## [Data extract]
* * * * * * *

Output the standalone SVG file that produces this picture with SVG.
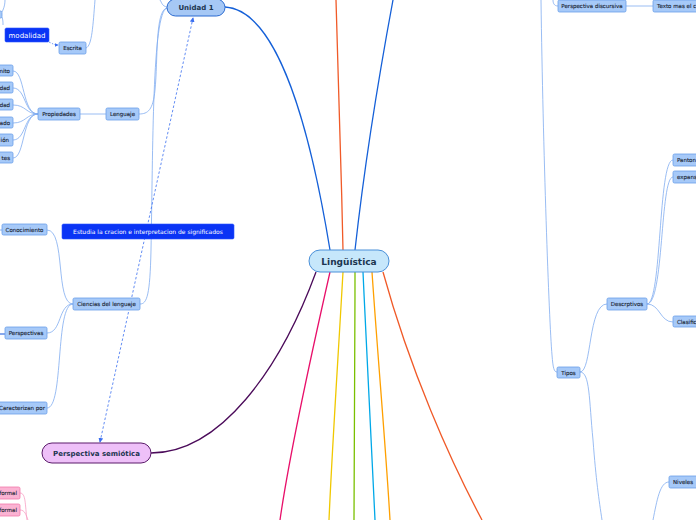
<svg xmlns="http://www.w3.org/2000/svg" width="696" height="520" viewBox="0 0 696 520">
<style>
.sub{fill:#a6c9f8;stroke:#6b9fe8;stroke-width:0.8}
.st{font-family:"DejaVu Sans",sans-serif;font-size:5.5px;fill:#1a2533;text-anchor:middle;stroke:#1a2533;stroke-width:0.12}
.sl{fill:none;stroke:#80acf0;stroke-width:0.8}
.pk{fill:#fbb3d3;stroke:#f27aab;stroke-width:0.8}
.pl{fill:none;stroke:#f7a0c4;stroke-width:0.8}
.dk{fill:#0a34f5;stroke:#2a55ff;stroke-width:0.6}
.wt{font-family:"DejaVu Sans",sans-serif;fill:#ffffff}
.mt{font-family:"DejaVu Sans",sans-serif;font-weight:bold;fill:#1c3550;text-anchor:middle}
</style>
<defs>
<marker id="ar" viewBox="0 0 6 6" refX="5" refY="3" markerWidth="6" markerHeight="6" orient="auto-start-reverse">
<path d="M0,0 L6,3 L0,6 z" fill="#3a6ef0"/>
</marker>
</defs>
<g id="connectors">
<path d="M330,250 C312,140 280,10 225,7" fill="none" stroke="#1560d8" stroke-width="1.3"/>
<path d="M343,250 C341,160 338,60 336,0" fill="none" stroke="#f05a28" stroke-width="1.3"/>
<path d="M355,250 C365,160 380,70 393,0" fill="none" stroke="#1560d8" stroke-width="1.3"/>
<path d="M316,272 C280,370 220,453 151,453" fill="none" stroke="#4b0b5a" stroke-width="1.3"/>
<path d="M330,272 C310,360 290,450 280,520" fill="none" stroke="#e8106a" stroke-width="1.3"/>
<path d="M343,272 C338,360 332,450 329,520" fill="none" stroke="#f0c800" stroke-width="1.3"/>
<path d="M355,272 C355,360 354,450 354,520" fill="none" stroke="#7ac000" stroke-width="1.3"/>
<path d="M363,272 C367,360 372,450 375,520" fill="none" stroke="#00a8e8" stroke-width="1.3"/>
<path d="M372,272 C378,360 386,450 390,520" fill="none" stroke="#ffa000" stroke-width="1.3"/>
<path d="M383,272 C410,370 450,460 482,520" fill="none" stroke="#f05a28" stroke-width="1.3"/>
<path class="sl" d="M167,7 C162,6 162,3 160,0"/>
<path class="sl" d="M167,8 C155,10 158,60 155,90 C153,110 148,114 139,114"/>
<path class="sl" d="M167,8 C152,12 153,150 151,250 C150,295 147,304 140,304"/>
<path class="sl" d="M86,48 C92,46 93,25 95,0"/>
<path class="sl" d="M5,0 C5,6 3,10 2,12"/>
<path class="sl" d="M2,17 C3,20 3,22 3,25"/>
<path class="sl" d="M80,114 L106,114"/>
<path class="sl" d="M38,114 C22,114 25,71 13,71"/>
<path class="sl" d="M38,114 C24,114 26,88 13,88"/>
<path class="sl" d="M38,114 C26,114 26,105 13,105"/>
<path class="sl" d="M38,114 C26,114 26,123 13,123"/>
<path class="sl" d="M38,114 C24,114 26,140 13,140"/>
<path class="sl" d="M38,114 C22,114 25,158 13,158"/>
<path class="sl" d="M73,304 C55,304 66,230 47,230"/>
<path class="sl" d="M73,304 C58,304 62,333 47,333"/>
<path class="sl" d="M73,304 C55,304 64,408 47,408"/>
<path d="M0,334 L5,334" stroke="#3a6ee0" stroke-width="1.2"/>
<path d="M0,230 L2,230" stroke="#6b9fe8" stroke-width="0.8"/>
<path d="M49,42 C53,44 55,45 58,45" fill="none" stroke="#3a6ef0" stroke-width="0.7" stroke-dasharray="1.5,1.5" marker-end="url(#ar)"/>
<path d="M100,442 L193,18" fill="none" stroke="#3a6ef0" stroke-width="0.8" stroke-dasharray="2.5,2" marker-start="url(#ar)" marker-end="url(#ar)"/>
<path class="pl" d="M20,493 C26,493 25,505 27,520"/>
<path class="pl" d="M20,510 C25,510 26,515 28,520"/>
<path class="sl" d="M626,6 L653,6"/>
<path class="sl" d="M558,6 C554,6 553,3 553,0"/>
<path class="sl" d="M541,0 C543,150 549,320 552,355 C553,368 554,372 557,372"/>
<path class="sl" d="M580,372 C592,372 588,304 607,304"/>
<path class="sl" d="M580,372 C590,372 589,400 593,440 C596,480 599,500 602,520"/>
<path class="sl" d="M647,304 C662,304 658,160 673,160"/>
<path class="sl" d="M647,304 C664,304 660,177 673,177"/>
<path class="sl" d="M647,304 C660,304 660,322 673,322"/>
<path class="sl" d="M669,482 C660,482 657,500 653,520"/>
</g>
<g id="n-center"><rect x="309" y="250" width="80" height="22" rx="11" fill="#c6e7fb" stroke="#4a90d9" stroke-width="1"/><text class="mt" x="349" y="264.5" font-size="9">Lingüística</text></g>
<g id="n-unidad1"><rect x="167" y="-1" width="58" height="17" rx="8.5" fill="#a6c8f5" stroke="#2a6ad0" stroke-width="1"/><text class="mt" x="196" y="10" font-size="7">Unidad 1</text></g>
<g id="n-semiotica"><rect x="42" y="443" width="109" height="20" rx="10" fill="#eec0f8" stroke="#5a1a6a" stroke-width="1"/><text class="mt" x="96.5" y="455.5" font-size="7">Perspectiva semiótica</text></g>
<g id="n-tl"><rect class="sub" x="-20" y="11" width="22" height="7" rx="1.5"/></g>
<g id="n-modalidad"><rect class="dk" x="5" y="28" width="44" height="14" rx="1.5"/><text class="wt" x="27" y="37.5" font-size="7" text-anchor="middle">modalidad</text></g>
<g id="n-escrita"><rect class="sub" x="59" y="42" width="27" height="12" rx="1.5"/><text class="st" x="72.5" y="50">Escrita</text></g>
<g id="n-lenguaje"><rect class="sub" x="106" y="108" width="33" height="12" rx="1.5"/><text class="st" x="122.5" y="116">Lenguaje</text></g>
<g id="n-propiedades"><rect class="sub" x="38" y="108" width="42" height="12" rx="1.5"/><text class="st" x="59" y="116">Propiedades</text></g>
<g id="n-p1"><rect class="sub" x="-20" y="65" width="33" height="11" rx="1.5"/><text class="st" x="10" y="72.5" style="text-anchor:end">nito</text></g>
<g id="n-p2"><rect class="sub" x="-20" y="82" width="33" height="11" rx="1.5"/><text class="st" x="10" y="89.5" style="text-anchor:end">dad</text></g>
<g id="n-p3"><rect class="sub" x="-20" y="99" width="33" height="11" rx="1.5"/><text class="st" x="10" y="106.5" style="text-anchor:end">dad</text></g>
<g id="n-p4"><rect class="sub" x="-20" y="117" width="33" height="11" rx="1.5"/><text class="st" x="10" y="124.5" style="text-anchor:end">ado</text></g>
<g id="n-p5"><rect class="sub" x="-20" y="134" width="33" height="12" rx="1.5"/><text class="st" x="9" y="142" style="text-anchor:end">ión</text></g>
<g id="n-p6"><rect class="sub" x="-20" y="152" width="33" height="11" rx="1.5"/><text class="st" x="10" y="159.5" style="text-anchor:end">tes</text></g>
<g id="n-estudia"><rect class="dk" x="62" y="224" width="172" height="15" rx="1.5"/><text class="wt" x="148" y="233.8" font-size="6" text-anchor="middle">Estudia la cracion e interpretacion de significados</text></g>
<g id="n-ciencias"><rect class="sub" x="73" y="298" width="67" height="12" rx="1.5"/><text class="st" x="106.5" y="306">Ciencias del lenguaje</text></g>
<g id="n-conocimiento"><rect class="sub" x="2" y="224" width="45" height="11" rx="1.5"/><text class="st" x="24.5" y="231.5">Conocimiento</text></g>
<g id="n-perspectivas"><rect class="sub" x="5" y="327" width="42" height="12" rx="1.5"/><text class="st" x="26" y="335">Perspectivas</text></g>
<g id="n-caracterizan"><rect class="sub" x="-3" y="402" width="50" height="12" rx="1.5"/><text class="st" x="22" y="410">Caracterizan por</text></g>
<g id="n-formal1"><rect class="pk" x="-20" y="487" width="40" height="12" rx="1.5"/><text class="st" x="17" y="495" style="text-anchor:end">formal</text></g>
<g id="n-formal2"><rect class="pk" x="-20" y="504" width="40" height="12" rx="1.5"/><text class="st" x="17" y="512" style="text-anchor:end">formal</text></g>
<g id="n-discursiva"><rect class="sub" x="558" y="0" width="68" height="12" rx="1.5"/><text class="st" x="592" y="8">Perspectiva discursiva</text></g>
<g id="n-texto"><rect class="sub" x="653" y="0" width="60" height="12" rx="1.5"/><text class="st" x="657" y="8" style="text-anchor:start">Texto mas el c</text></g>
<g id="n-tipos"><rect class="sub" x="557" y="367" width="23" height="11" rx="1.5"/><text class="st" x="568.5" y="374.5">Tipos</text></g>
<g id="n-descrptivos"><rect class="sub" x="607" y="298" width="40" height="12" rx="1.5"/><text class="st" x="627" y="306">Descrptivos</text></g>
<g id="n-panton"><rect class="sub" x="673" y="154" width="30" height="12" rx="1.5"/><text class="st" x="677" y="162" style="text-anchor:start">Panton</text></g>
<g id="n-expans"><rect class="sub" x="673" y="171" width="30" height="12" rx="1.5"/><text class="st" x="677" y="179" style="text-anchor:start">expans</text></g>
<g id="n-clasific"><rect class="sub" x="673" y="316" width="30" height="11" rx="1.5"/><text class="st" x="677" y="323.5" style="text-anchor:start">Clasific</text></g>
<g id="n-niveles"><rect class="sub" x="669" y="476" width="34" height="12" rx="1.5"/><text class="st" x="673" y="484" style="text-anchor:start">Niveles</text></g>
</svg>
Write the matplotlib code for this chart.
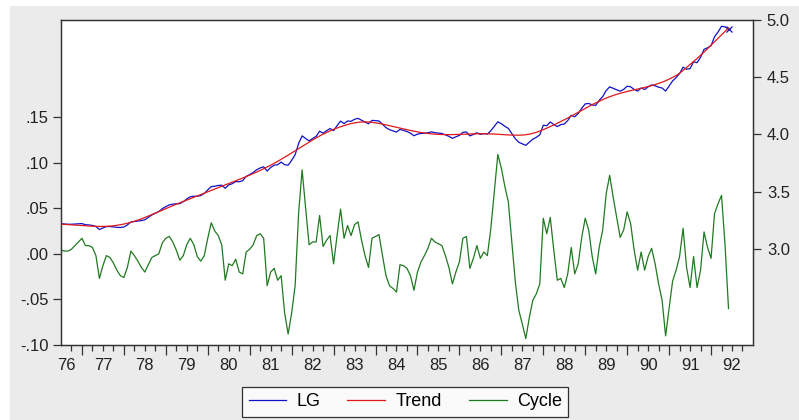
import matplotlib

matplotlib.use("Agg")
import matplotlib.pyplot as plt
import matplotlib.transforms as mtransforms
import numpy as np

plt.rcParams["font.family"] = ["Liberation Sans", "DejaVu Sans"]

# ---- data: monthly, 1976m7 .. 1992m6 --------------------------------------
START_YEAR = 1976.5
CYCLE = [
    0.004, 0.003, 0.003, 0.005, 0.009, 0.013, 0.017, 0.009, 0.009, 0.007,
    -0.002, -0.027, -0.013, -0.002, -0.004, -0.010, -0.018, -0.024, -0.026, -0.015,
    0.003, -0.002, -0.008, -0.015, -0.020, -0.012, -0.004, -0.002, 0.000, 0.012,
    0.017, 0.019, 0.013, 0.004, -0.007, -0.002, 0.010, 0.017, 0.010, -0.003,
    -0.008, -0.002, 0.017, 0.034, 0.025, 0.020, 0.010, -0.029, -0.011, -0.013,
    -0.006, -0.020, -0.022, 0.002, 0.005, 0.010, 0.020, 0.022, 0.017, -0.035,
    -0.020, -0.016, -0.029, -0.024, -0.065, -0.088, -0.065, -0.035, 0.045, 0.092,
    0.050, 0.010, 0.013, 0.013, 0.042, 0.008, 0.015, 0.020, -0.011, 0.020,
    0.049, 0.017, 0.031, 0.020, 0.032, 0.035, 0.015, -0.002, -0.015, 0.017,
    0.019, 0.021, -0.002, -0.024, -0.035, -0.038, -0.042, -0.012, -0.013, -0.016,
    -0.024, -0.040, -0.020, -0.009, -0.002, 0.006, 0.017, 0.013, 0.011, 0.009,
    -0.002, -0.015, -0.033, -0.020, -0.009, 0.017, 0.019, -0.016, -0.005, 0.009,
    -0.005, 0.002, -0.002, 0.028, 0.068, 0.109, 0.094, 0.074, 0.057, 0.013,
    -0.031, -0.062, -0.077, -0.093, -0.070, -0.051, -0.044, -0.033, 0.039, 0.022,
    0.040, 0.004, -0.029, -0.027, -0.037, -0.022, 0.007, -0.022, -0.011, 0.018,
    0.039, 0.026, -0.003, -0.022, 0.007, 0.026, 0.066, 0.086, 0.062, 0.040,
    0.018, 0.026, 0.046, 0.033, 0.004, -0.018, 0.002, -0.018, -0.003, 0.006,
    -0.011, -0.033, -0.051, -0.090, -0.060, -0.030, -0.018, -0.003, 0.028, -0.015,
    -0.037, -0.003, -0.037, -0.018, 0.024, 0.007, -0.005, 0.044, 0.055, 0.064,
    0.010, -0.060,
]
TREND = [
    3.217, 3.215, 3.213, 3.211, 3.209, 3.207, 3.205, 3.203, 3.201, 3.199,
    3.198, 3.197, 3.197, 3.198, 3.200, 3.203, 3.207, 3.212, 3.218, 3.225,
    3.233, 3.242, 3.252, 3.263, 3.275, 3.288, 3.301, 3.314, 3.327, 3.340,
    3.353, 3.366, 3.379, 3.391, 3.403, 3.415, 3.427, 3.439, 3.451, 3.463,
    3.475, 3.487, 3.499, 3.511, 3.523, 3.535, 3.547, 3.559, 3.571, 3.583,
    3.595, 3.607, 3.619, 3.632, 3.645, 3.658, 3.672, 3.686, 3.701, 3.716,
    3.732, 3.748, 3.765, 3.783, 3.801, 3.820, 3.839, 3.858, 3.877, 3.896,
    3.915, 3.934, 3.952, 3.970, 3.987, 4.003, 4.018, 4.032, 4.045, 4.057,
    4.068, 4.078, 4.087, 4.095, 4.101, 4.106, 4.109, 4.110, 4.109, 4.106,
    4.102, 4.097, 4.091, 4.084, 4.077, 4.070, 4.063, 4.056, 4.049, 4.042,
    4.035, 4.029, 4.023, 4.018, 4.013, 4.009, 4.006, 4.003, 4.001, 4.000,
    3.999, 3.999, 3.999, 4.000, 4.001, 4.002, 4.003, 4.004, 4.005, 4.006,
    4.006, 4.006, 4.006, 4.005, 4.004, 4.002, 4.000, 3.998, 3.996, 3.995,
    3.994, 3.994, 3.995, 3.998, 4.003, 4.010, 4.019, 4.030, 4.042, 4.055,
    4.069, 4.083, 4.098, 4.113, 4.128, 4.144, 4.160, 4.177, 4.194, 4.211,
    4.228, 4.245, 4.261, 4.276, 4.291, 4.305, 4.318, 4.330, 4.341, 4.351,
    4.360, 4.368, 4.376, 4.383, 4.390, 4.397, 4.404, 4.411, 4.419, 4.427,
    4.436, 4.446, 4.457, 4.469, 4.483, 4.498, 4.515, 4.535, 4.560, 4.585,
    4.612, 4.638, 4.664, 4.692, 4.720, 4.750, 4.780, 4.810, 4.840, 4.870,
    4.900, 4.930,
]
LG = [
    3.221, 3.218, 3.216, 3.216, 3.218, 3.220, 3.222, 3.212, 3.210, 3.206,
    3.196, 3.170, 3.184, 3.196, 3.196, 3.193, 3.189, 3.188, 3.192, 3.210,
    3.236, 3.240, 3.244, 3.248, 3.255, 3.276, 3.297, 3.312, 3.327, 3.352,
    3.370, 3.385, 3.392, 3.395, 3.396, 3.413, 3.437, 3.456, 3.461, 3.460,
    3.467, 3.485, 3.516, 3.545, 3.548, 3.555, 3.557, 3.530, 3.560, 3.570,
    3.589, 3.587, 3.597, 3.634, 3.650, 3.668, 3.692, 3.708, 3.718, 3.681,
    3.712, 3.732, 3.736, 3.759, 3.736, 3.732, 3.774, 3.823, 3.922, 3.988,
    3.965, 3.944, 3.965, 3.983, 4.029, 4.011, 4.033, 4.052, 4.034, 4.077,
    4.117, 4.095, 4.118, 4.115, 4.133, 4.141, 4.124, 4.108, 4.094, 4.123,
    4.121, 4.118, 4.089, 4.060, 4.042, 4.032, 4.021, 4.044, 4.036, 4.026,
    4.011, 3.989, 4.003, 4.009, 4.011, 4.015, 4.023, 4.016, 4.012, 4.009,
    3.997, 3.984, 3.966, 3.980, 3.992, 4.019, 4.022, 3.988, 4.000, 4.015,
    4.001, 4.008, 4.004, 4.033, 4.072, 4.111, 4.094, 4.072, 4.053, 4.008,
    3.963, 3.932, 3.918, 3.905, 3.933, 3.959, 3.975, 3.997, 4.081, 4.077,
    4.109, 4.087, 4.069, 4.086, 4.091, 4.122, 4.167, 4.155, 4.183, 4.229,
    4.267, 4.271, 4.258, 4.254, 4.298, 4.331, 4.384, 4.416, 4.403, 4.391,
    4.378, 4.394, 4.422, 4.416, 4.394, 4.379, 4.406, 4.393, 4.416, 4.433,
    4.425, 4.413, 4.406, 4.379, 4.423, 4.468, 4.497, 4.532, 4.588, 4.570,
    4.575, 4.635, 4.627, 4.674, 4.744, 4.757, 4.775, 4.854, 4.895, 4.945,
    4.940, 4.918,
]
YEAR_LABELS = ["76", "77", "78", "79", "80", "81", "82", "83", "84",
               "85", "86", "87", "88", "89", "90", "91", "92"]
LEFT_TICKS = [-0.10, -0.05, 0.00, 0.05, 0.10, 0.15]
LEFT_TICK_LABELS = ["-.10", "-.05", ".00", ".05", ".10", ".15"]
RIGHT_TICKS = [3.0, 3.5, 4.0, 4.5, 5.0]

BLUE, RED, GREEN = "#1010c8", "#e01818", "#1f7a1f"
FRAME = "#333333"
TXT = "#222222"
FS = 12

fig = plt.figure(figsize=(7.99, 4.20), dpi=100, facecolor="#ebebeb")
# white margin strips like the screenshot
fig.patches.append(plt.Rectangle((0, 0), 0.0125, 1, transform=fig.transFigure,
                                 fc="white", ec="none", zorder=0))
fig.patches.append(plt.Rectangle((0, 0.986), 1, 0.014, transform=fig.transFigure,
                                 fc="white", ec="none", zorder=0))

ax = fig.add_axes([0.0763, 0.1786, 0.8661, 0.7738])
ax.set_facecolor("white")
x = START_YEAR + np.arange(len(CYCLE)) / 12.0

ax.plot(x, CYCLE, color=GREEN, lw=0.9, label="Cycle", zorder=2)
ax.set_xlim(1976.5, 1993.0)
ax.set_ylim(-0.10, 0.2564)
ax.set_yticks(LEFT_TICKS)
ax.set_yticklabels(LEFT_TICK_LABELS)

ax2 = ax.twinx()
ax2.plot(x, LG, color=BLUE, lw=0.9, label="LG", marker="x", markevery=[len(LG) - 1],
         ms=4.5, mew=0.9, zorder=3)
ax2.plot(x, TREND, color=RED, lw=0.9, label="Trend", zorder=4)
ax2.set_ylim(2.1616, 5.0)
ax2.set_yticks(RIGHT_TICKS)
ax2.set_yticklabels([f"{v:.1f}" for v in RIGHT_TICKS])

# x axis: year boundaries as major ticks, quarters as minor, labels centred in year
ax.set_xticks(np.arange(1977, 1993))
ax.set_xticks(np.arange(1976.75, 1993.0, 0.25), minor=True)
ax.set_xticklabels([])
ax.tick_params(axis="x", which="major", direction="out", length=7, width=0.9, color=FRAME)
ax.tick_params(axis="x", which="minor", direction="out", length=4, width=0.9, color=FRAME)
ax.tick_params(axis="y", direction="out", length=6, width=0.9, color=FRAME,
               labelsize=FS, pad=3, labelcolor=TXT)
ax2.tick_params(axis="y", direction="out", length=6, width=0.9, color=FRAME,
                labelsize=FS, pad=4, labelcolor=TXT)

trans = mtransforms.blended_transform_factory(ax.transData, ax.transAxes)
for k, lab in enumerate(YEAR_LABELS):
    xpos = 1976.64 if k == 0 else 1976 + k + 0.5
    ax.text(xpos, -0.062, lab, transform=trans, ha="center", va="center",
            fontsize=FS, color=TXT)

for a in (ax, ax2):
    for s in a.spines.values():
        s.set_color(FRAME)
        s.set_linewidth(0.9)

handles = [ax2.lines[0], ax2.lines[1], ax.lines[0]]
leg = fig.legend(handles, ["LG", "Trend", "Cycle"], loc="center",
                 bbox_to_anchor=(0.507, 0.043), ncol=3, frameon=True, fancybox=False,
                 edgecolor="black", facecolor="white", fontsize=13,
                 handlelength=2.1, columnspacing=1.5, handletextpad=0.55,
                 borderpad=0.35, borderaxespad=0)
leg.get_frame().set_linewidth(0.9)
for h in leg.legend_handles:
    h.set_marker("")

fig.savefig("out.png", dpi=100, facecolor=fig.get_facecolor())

* * * * * * *

## [Set task]
Note each line of the entries that has "this" in it, and copy those lines.

## [Response to the task]
Output the standalone SVG file that produces this picture with SVG.
Write the matplotlib code for this chart.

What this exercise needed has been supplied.